** WRITTEN EXERCISE **
Print, exactly as they stand, the lines from the start of the listing to the line containing "0.09, 0.04, 0.03, 0.01, 0.03, 0.02, 0.03, 0.01, 0.01, 0.01]", inclusive.

>> begin

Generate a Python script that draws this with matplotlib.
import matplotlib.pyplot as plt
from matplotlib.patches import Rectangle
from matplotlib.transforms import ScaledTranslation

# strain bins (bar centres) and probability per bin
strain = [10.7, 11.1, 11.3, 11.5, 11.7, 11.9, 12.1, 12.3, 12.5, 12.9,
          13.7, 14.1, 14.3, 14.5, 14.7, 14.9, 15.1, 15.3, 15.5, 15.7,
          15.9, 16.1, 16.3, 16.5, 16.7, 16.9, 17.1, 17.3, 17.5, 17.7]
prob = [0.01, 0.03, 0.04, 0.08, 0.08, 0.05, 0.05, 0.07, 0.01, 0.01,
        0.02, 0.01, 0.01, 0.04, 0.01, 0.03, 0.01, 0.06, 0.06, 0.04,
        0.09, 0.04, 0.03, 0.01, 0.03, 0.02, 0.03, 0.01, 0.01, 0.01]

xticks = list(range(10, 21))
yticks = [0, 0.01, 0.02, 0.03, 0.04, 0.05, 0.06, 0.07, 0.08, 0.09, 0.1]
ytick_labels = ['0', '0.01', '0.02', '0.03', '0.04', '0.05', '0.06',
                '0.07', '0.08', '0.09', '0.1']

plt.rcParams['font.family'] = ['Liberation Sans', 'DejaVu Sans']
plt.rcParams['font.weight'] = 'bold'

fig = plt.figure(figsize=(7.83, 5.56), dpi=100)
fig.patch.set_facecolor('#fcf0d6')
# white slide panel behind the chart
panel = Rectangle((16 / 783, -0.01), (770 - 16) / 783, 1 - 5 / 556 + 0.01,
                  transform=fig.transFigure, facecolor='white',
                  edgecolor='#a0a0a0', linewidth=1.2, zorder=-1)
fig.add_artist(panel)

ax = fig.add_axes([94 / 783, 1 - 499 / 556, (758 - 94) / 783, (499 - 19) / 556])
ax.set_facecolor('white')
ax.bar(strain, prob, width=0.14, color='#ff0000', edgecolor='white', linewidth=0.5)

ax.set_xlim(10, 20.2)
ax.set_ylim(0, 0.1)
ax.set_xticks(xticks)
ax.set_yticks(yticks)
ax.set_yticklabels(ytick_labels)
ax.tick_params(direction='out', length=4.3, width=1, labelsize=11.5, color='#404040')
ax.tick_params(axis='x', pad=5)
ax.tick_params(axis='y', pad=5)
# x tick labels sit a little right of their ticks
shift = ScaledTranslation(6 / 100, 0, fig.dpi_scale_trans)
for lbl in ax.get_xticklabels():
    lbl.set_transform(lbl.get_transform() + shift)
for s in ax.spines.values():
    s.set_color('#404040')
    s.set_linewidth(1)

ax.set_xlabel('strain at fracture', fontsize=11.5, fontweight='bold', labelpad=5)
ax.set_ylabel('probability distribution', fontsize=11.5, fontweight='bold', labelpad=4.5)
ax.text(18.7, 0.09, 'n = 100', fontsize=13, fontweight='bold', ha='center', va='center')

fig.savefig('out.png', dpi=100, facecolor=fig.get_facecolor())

>> end

** ANSWER IN FULL **
Generate a Python script that draws this with matplotlib.
import matplotlib.pyplot as plt
from matplotlib.patches import Rectangle
from matplotlib.transforms import ScaledTranslation

# strain bins (bar centres) and probability per bin
strain = [10.7, 11.1, 11.3, 11.5, 11.7, 11.9, 12.1, 12.3, 12.5, 12.9,
          13.7, 14.1, 14.3, 14.5, 14.7, 14.9, 15.1, 15.3, 15.5, 15.7,
          15.9, 16.1, 16.3, 16.5, 16.7, 16.9, 17.1, 17.3, 17.5, 17.7]
prob = [0.01, 0.03, 0.04, 0.08, 0.08, 0.05, 0.05, 0.07, 0.01, 0.01,
        0.02, 0.01, 0.01, 0.04, 0.01, 0.03, 0.01, 0.06, 0.06, 0.04,
        0.09, 0.04, 0.03, 0.01, 0.03, 0.02, 0.03, 0.01, 0.01, 0.01]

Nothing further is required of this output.